Tuesday, 19 June 2012
Hurricane winds, lashing rain and soggy tents characterised the last ever EcoFest which began some 16 years ago in honour of the start of summer and ended with emotional goodbyes to one of the best community events on the local calendar.
I first went in 2007 when I reported on it for the Grimsby Telegraph. My fee was a free ticket. The paper didn't need freelance cover for the event thereafter but they did send in a photographer to take pictures to go with a few words from a press release or gathered over the phone via a chat with the organiser Susi Mulligan.
This year BBC Radio Lincolnshire visited to capture the atmosphere at this last ever event and interviewed a few people about what the festival meant to them.
My free pass continued after 2007 as I managed to get myself on crew working the gate. During the last five years I've seen some great bands and artists, including Jon Gomm who was there last year and whose sudden fame hasn't taken him away from local venues. He still counts The Jolly Brewer in Lincoln as one of his favourite places to play.
As much as I wanted to go to the stage at EcoFest this year, the downpour was just too awful to crawl from out of the blankets that kept me warm but I thoroughly enjoyed listening to all of the bands from my tent including Lincoln based group The Validators.
It was real foot stomping stuff with an Eastern European flavour and the first time I'd heard the Russian sound mixed with reggae to produce something quite unique which you can hear thanks to the YouTube video I found and posted above.
Another one of my favourite bands is The Bad Apples from Grimsby.

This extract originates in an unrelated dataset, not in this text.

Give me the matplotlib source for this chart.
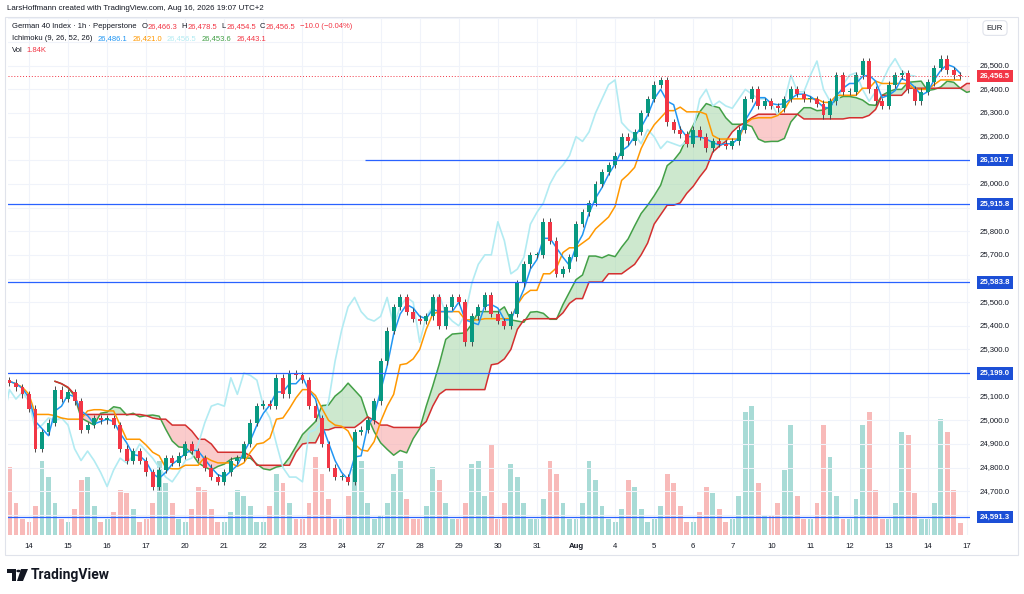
import numpy as np
import pandas as pd
import matplotlib
matplotlib.use("Agg")
import matplotlib.pyplot as plt
import matplotlib.transforms as mtransforms
from matplotlib.patches import Rectangle, Polygon, Circle

# data, 6 bars per trading day (first 3 bars = end of Jul 13)
day_labels = ["14", "15", "16", "17", "20", "21", "22", "23", "24", "27", "28", "29",
              "30", "31", "Aug", "4", "5", "6", "7", "10", "11", "12", "13", "14", "17"]
bars_per_day = 6
first_open = 25170

closes = [
    25160, 25140, 25110,                              # Jul 13
    25050, 24880, 24950, 24990, 25130, 25090,         # Jul 14
    25120, 25080, 24960, 24980, 25010, 25000,         # Jul 15
    25010, 24980, 24880, 24830, 24870, 24830,         # Jul 16
    24780, 24720, 24790, 24840, 24820, 24850,         # Jul 17
    24900, 24870, 24840, 24800, 24760, 24740,         # Jul 20
    24780, 24830, 24840, 24900, 24990, 25060,         # Jul 21
    25070, 25060, 25180, 25110, 25200, 25190,         # Jul 22
    25170, 25060, 25010, 24900, 24800, 24760,         # Jul 23
    24760, 24740, 24950, 24960, 25000, 25080,         # Jul 24
    25250, 25380, 25480, 25520, 25460, 25430,         # Jul 27
    25420, 25440, 25520, 25400, 25480, 25520,         # Jul 28
    25500, 25330, 25440, 25480, 25530, 25450,         # Jul 29
    25420, 25400, 25450, 25580, 25660, 25700,         # Jul 30
    25700, 25840, 25760, 25620, 25640, 25690,         # Jul 31
    25830, 25880, 25920, 26000, 26050, 26080,         # Aug 3
    26120, 26200, 26180, 26220, 26300, 26360,         # Aug 4
    26420, 26440, 26260, 26230, 26210, 26170,         # Aug 5
    26230, 26200, 26150, 26180, 26170, 26160,         # Aug 6
    26180, 26230, 26360, 26400, 26330, 26350,         # Aug 7
    26330, 26320, 26360, 26400, 26380, 26360,         # Aug 10
    26360, 26340, 26290, 26350, 26460, 26390,         # Aug 11
    26390, 26460, 26520, 26400, 26350, 26330,         # Aug 12
    26420, 26460, 26470, 26400, 26350, 26390,         # Aug 13
    26430, 26490, 26530, 26480, 26460, 26456.5,       # Aug 14
]

volumes = [  # K
    10.5, 5.0, 2.5,
    2.0, 4.5, 11.5, 9.0, 5.0, 2.5,
    2.0, 4.0, 8.5, 9.0, 4.5, 2.0,
    2.5, 3.5, 7.0, 6.5, 4.0, 2.0,
    2.5, 5.0, 11.5, 8.0, 5.0, 2.5,
    2.0, 4.0, 7.5, 7.0, 4.0, 2.0,
    2.0, 3.5, 7.0, 6.0, 4.5, 2.0,
    2.0, 4.5, 9.5, 8.0, 5.0, 2.5,
    2.5, 5.0, 12.0, 9.5, 5.5, 2.5,
    2.5, 6.0, 10.5, 11.5, 5.0, 2.5,
    3.0, 5.0, 9.5, 11.5, 5.5, 2.5,
    2.5, 4.5, 10.5, 8.5, 5.0, 2.5,
    2.5, 5.0, 11.0, 11.5, 6.0, 14.0,
    2.5, 5.0, 11.0, 9.0, 5.0, 2.5,
    2.5, 5.5, 11.5, 9.5, 5.0, 2.5,
    2.5, 5.0, 11.5, 8.5, 4.5, 2.5,
    2.0, 4.0, 8.5, 7.5, 4.0, 2.0,
    2.5, 4.5, 9.5, 8.0, 4.5, 2.0,
    2.0, 3.5, 7.5, 6.5, 4.0, 2.0,
    2.5, 6.0, 19.0, 20.0, 8.0, 3.0,
    3.0, 5.0, 10.0, 17.0, 6.0, 2.5,
    2.5, 5.0, 17.0, 12.0, 6.0, 2.5,
    2.5, 5.5, 17.0, 19.0, 7.0, 2.5,
    2.5, 5.0, 16.0, 15.5, 6.5, 2.5,
    2.5, 5.0, 18.0, 16.0, 7.0, 1.84,
]

levels = [26101.7, 25915.8, 25583.8, 25199.0, 24591.3]
level_start = [54.6, None, None, None, None]
last_price = 26456.5

UP, DOWN = "#089981", "#f23645"
LEVEL = "#2962ff"
dark = "#131722"
plt.rcParams["font.family"] = ["Liberation Sans", "DejaVu Sans"]

c = np.array(closes, dtype=float)
o = np.r_[first_open, c[:-1]]
wick = 14
h = np.maximum(o, c) + wick
l = np.minimum(o, c) - wick
x = np.arange(len(c))
up = c >= o

# ichimoku (9, 26, 52, 26) on 1h ~ (2, 7, 14, 7) on these bars
hs, ls = pd.Series(h), pd.Series(l)
def mid(n):
    return ((hs.rolling(n, min_periods=1).max() + ls.rolling(n, min_periods=1).min()) / 2).values
tenkan = mid(2)
kijun = mid(7)
span_b = mid(14)
span_a = (tenkan + kijun) / 2
shift = 7

W, H = 1024, 594
fig = plt.figure(figsize=(W / 100, H / 100), dpi=100)
fig.patch.set_facecolor("white")

def px(xp, yp):
    return xp / W, 1 - yp / H

L, R, T, B = 8, 970, 18, 535
rect = [L / W, 1 - B / H, (R - L) / W, (B - T) / H]

vax = fig.add_axes(rect)
ax = fig.add_axes(rect)
ax.patch.set_alpha(0)
xlim = (-0.22, 147.5)
ylim = (24515, 26702)

# volume
vcol = np.where(up, "#26a69a", "#ef5350")
vax.bar(x, volumes, width=0.75, color=vcol, alpha=0.4, linewidth=0)
vax.set_xlim(xlim)
vax.set_ylim(0, 80)
vax.axis("off")

# grid
for p in np.arange(24600, 26701, 100):
    ax.axhline(p, color="#f0f3fa", lw=0.8, zorder=0)
for d in range(len(day_labels)):
    ax.axvline(3 + bars_per_day * d, color="#f0f3fa", lw=0.8, zorder=0)

# cloud
xs = x + shift
ax.fill_between(xs, span_a, span_b, where=span_a >= span_b, interpolate=True,
                color="#a5d6a7", alpha=0.55, lw=0, zorder=1)
ax.fill_between(xs, span_a, span_b, where=span_a < span_b, interpolate=True,
                color="#f7a1a1", alpha=0.55, lw=0, zorder=1)
ax.plot(xs, span_a, color="#43a047", lw=1.1, zorder=2)
ax.plot(xs, span_b, color="#d32f2f", lw=1.1, zorder=2)
ax.plot(x - shift, c, color="#b2ebf2", lw=1.2, zorder=2)
ax.plot(x, kijun, color="#ff9800", lw=1.1, zorder=3)
ax.plot(x, tenkan, color="#2196f3", lw=1.1, zorder=3)

# candles
ax.vlines(x, l, h, color="#4a4a4a", lw=0.7, zorder=4)
bot = np.minimum(o, c)
hgt = np.maximum(np.abs(c - o), 3)
ax.bar(x, hgt, bottom=bot, width=0.6, color=np.where(up, UP, DOWN), lw=0, zorder=5)

# levels
for lv, st in zip(levels, level_start):
    if st is None:
        ax.axhline(lv, color=LEVEL, lw=0.9, zorder=6)
    else:
        ax.hlines(lv, st, xlim[1], color=LEVEL, lw=0.9, zorder=6)
ax.axhline(last_price, color="#f23645", lw=0.7, ls=(0, (1, 2)), zorder=6)

ax.set_xlim(xlim)
ax.set_ylim(ylim)
ax.set_xticks([])
ax.set_yticks([])
for s in ax.spines.values():
    s.set_visible(False)

# right price scale (ticks hidden under the level boxes are skipped)
tr = mtransforms.blended_transform_factory(ax.transAxes, ax.transData)
xlab = (995 - L) / (R - L)
boxed = levels + [last_price]
for p in np.arange(24700, 26501, 100):
    if min(abs(p - b) for b in boxed) < 40:
        continue
    ax.text(xlab, p, f"{p:,.1f}", transform=tr, ha="center", va="center",
            fontsize=5.6, color=dark, clip_on=False, zorder=7)
for lv in levels:
    ax.text(xlab, lv, f"{lv:,.1f}", transform=tr, ha="center", va="center",
            fontsize=5.6, color="white", fontweight="bold", clip_on=False, zorder=9,
            bbox=dict(boxstyle="square,pad=0.35", fc="#1c4fd6", ec="none"))
ax.text(xlab, last_price, f"{last_price:,.1f}", transform=tr, ha="center", va="center",
        fontsize=5.6, color="white", fontweight="bold", clip_on=False, zorder=9,
        bbox=dict(boxstyle="square,pad=0.35", fc="#f23645", ec="none"))

# time scale
trx = mtransforms.blended_transform_factory(ax.transData, ax.transAxes)
for d, lab in enumerate(day_labels):
    ax.text(3 + bars_per_day * d, -(546 - B) / (B - T), lab, transform=trx,
            ha="center", va="center", fontsize=5.6, color=dark,
            fontweight="bold" if lab == "Aug" else "normal", clip_on=False)

# frame and texts
fig.patches.append(Rectangle(px(5, 555), 1013 / W, 538 / H, transform=fig.transFigure,
                             fill=False, ec="#e0e3eb", lw=0.8))
fig.text(*px(7, 9), "LarsHoffmann created with TradingView.com, Aug 16, 2026 19:07 UTC+2",
         fontsize=5.7, color=dark, va="center")

renderer = fig.canvas.get_renderer()

def chain(y, segs):
    xcur = 12
    for txt, col, gap in segs:
        xcur += gap
        t = fig.text(*px(xcur, y), txt, fontsize=5.5, color=col, va="center")
        xcur += t.get_window_extent(renderer=renderer).width

chain(27, [("German 40 Index · 1h · Pepperstone", dark, 0), ("O", dark, 5), ("26,466.3", DOWN, 0.5),
           ("H", dark, 4), ("26,478.5", DOWN, 0.5), ("L", dark, 4), ("26,454.5", DOWN, 0.5),
           ("C", dark, 4), ("26,456.5", DOWN, 0.5), ("−10.0 (−0.04%)", DOWN, 4)])
chain(39, [("Ichimoku (9, 26, 52, 26)", dark, 0), ("26,486.1", "#2196f3", 5), ("26,421.0", "#ff9800", 5),
           ("26,456.5", "#b2ebf2", 5), ("26,453.6", "#43a047", 5), ("26,443.1", "#f23645", 5)])
chain(51, [("Vol", dark, 0), ("1.84K", DOWN, 4)])

fig.text(*px(995, 28), "EUR", fontsize=5.6, color=dark, ha="center", va="center",
         bbox=dict(boxstyle="round,pad=0.5", fc="white", ec="#e0e3eb", lw=0.8))

# TradingView logo
fig.patches.append(Polygon([px(7, 569), px(16, 569), px(16, 581), px(12, 581), px(12, 573), px(7, 573)],
                           closed=True, transform=fig.transFigure, fc=dark, ec="none"))
fig.patches.append(Circle(px(18.5, 571), 2.2 / W, transform=fig.transFigure, fc=dark, ec="none"))
fig.patches.append(Polygon([px(21, 569), px(28, 569), px(23, 581), px(17, 581)],
                           closed=True, transform=fig.transFigure, fc=dark, ec="none"))
fig.text(*px(31, 575), "TradingView", fontsize=10, fontweight="bold", color=dark, va="center",
         family=["Roboto", "DejaVu Sans"])

fig.savefig("out.png", dpi=100)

The band's guitarist is related to a friend who has worked on crew longer than me, the bass player rocks, and the lead singer has a powerful voice and a great stage presence.
They gave a message to David Cameron with the song Bullet with Your Name On, and the track Granny Takes a trip seemed apt for us older rockers - many brought their own kids to the first festival and had their grandkids with them at the last.

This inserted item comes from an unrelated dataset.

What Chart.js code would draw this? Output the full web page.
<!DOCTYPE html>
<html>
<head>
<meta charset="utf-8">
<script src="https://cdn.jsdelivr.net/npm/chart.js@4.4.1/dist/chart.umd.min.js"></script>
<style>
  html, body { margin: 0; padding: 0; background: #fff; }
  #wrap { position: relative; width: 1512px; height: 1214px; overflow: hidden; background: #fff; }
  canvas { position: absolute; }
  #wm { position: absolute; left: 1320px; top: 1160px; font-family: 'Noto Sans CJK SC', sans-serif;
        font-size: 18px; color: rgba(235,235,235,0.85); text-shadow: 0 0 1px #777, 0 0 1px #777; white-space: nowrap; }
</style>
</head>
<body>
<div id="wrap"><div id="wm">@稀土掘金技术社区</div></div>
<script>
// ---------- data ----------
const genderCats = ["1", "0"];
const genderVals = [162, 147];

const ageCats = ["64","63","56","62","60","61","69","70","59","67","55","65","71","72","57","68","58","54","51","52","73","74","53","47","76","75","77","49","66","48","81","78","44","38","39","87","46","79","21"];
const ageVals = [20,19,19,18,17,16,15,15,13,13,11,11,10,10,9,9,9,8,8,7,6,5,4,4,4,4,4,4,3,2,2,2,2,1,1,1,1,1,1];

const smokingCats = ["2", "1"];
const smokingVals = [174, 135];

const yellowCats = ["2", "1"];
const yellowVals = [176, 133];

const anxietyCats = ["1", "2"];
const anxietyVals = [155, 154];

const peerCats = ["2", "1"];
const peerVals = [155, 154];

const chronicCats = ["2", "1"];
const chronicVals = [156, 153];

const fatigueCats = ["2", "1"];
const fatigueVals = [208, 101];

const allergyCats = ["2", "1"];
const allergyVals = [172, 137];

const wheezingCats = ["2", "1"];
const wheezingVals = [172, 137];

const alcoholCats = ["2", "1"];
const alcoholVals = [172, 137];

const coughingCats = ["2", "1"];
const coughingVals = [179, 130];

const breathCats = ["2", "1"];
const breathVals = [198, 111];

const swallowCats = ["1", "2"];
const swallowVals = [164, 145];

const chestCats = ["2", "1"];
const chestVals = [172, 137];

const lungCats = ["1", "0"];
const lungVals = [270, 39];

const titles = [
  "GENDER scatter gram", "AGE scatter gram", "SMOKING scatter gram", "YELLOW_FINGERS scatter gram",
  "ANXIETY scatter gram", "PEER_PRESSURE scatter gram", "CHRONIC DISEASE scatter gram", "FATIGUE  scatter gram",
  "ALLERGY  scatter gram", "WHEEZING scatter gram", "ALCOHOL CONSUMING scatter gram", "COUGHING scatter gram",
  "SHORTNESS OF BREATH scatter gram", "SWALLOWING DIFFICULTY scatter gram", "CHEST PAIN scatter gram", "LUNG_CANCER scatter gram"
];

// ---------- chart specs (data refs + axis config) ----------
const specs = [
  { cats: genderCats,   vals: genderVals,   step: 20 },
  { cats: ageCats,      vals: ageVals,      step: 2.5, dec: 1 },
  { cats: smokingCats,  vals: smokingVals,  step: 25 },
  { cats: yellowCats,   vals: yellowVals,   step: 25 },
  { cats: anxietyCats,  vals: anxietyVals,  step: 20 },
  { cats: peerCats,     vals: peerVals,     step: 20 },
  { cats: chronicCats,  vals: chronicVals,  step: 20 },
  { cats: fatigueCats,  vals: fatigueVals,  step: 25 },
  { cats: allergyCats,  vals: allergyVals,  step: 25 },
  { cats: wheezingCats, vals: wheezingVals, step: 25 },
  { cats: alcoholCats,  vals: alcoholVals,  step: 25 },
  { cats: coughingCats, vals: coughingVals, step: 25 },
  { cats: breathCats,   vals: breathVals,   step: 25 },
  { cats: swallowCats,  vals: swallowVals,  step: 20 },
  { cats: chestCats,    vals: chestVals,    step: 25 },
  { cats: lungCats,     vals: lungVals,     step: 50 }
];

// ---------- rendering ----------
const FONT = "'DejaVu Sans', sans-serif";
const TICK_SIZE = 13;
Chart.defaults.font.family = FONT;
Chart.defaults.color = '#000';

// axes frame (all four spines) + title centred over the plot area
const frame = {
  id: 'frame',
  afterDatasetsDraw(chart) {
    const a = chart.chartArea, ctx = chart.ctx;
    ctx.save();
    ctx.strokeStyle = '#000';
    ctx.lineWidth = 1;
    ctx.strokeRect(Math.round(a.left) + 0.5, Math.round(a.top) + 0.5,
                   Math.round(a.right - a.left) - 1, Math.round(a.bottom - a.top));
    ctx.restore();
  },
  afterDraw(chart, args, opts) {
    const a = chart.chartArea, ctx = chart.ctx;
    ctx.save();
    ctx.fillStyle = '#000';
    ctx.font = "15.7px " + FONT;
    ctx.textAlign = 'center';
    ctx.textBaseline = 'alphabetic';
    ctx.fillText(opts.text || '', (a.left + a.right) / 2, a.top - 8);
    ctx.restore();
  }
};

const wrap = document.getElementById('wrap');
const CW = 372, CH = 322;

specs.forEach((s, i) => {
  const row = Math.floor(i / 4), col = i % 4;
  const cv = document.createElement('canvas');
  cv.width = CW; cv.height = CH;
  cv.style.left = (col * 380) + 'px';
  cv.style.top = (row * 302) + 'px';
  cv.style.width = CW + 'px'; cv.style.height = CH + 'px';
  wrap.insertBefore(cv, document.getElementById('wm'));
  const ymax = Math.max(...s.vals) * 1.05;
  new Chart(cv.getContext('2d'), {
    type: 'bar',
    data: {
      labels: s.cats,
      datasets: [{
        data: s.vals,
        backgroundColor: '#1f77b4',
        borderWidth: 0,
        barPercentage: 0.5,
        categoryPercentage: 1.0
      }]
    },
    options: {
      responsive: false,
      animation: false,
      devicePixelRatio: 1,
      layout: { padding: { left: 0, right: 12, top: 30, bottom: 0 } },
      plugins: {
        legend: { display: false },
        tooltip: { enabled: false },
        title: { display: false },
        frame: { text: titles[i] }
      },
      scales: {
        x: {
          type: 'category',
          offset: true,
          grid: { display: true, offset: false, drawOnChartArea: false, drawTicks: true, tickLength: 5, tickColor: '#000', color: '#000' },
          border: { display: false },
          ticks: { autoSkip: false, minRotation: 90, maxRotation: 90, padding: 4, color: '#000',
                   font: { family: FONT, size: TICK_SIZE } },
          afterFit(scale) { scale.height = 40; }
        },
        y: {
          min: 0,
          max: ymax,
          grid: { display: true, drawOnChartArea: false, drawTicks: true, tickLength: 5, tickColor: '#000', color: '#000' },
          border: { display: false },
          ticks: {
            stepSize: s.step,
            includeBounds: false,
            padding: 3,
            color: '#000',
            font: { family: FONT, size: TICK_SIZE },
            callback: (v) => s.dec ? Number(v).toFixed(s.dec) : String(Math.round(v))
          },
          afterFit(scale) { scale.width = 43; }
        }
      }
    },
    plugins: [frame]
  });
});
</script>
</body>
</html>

My other half sat and Eurovisioned marks to the bands. Like the European song contest, he awarded on politics and not the merit of the talent of which there was an abundance.
The Bad Apples, for example, didn't score highly for him because they were what rival Lincolnians call Cod Heads due to their Grimsby roots, and sadly the Validators, who would have won purely on the strength that they came from Lincoln, were marked down on my other half's scorecard due to the fact that they were more new Lincolnite and hailed from Derby rather than being an old Lincolnian born and bred in our home city.

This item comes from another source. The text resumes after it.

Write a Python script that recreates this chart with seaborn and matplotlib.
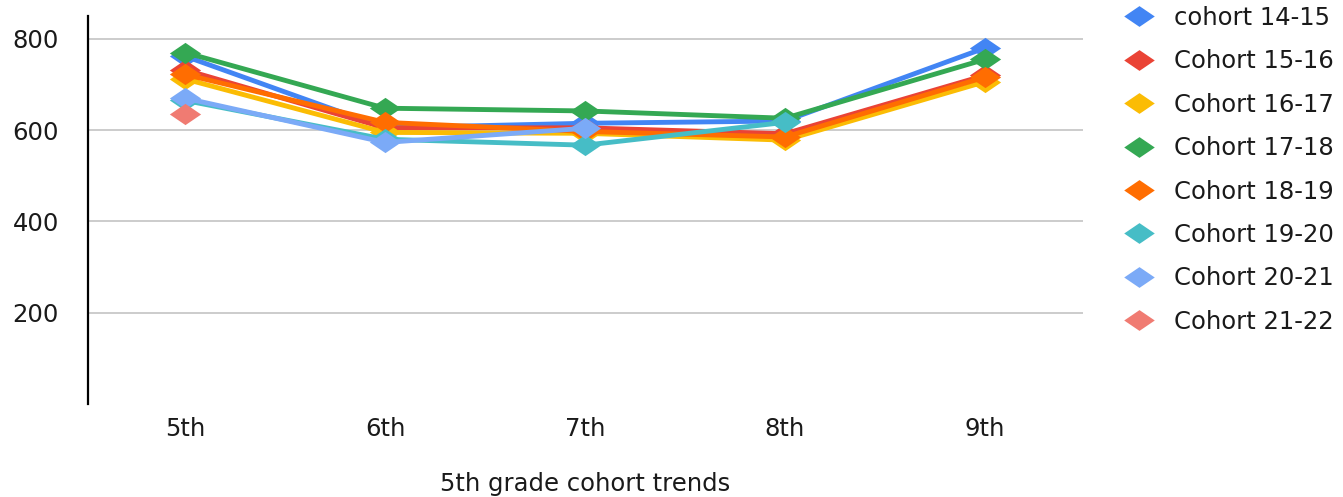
import numpy as np
import pandas as pd
import matplotlib
matplotlib.use("Agg")
import matplotlib.pyplot as plt
from matplotlib.path import Path
from matplotlib.lines import Line2D
import seaborn as sns

# Data
grades = ["5th", "6th", "7th", "8th", "9th"]
cohorts = ["cohort 14-15", "Cohort 15-16", "Cohort 16-17", "Cohort 17-18",
           "Cohort 18-19", "Cohort 19-20", "Cohort 20-21", "Cohort 21-22"]
cohort_14_15 = [762, 605, 615, 620, 780]
cohort_15_16 = [732, 605, 605, 592, 720]
cohort_16_17 = [712, 595, 593, 578, 706]
cohort_17_18 = [770, 648, 642, 626, 755]
cohort_18_19 = [722, 617, 597, 585, 716]
cohort_19_20 = [665, 580, 567, 617, np.nan]
cohort_20_21 = [670, 573, 604, np.nan, np.nan]
cohort_21_22 = [635, np.nan, np.nan, np.nan, np.nan]
colors = ["#4285F4", "#EA4335", "#FBBC04", "#34A853",
          "#FF6D01", "#46BDC6", "#7BAAF7", "#F07B72"]

series = [cohort_14_15, cohort_15_16, cohort_16_17, cohort_17_18,
          cohort_18_19, cohort_19_20, cohort_20_21, cohort_21_22]

sns.set_style("white")
plt.rcParams["font.family"] = ["DejaVu Sans"]
plt.rcParams["text.color"] = "#1a1a1a"
FS = 17.5
TXT = "#1a1a1a"

# wide, flat diamond marker like the Google Sheets one
diamond = Path([(-1, 0), (0, 0.68), (1, 0), (0, -0.68), (-1, 0)],
               [Path.MOVETO, Path.LINETO, Path.LINETO, Path.LINETO, Path.CLOSEPOLY])

fig = plt.figure(figsize=(13.43, 4.97), dpi=100)
ax = fig.add_axes([88 / 1343, 1 - 404 / 497, (1083 - 88) / 1343, (404 - 16) / 497])

x = np.arange(len(grades))
for name, vals, col in zip(cohorts, series, colors):
    df = pd.DataFrame({"x": x, "y": vals}).dropna()
    sns.lineplot(data=df, x="x", y="y", ax=ax, color=col, linewidth=3.5,
                 marker=diamond, markersize=22.5, markeredgewidth=0, sort=False)

ax.set_xlim(-0.485, 4.49)
ax.set_ylim(0, 850)
ax.set_yticks([200, 400, 600, 800])
ax.set_xticks(x)
ax.set_xticklabels(grades)
ax.yaxis.grid(True, color="#cccccc", linewidth=1.4)
ax.set_axisbelow(True)
for s in ["top", "right", "bottom"]:
    ax.spines[s].set_visible(False)
ax.spines["left"].set_color("black")
ax.spines["left"].set_linewidth(1.6)
ax.tick_params(axis="y", direction="inout", length=20, width=1.6, pad=11,
               labelsize=FS, colors="black", labelcolor=TXT)
ax.tick_params(axis="x", length=0, pad=9, labelsize=FS, labelcolor=TXT)
ax.set_ylabel("")
ax.set_xlabel("5th grade cohort trends", fontsize=FS, labelpad=23, color=TXT)

handles = [Line2D([], [], linestyle="none", marker=diamond, markersize=22,
                  markeredgewidth=0, color=c) for c in colors]
leg = fig.legend(handles, cohorts, loc="upper left", bbox_to_anchor=(1113 / 1343, 1.008),
                 frameon=False, fontsize=FS, handlelength=1.3, handletextpad=0.8,
                 labelspacing=0.80, borderaxespad=0)
for t in leg.get_texts():
    t.set_color(TXT)

fig.savefig("out.png", dpi=100)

The Bad Apples played a song in honour of Grimsby fishermen who lost their lives at sea and I could relate to that as my Italian ancestors were all fishermen facing those same dangers.
Merlin's Keep were another great band that defy you to stay seated and not get up and dance.
Links to other EcoFest performers over the years, including Sambalada, Starvin Sid, and the Rafters can be found HERE
There were lots of tears and hugs as the festival came to an end but for me they started on the first shift when I sat on gate with my friend Lisa and performer Andrea Ferguson who popped in for a chat during a quiet patch.
She spoke the words of a song that she had written in memory of her dad who died last year. Lisa, Andrea and I were filled with tears when she finished and then we all shared our own personal experiences of losing our parents, where we were when we heard the awful news, how we remember them and why such scars never heal if we can find a way to live with them and face them from time to time.
It was an intense, emotionally charged moment and all respect to Andrea for writing such powerful universal words that caused such cathartic and spontaneous grieving. I hear she has some possible gigs lined up in Germany and I wish her well with that.
It took Jon Gomm 20 years to become an overnight success and I wish the same for Andrea. A talent worthy of the same kind of recognition.
For the EcoFest crew sad that this will be their last gathering in June, they have the August festival Small World to look forward to on the same site at Badger's Farm, Asterby, Louth.
Word has it that now that EcoFest is no more, Small World will be bigger and better and in weather that is far more reliable at that time of year with lots of hope that the sun will shine on those who worship at the alter of damn fine music in the Lincolnshire Wolds each summer.
Thursday, 14 June 2012
It's Festie time again and I'm off to the gorgeous Louth Wolds to EcoFest where I work for my ticket on the gate.
Great music, fantastic company, lots of laughs, and peace of mind characterise the event which starts on Fiday, June 15 and ends on Sunday, June 17th
Small and welcoming, as one who has been going now for six or seven years, I can testify that what they say about it is true :
"Visit once and you become a friend, visit more than once and you're family."
I hope the sun shines but who cares when you're surrounded by such dramatic scenery in such brilliant company.
A full report to come when I'm back, showered, dried out and caught up on the sleep I'm sure I'll lose.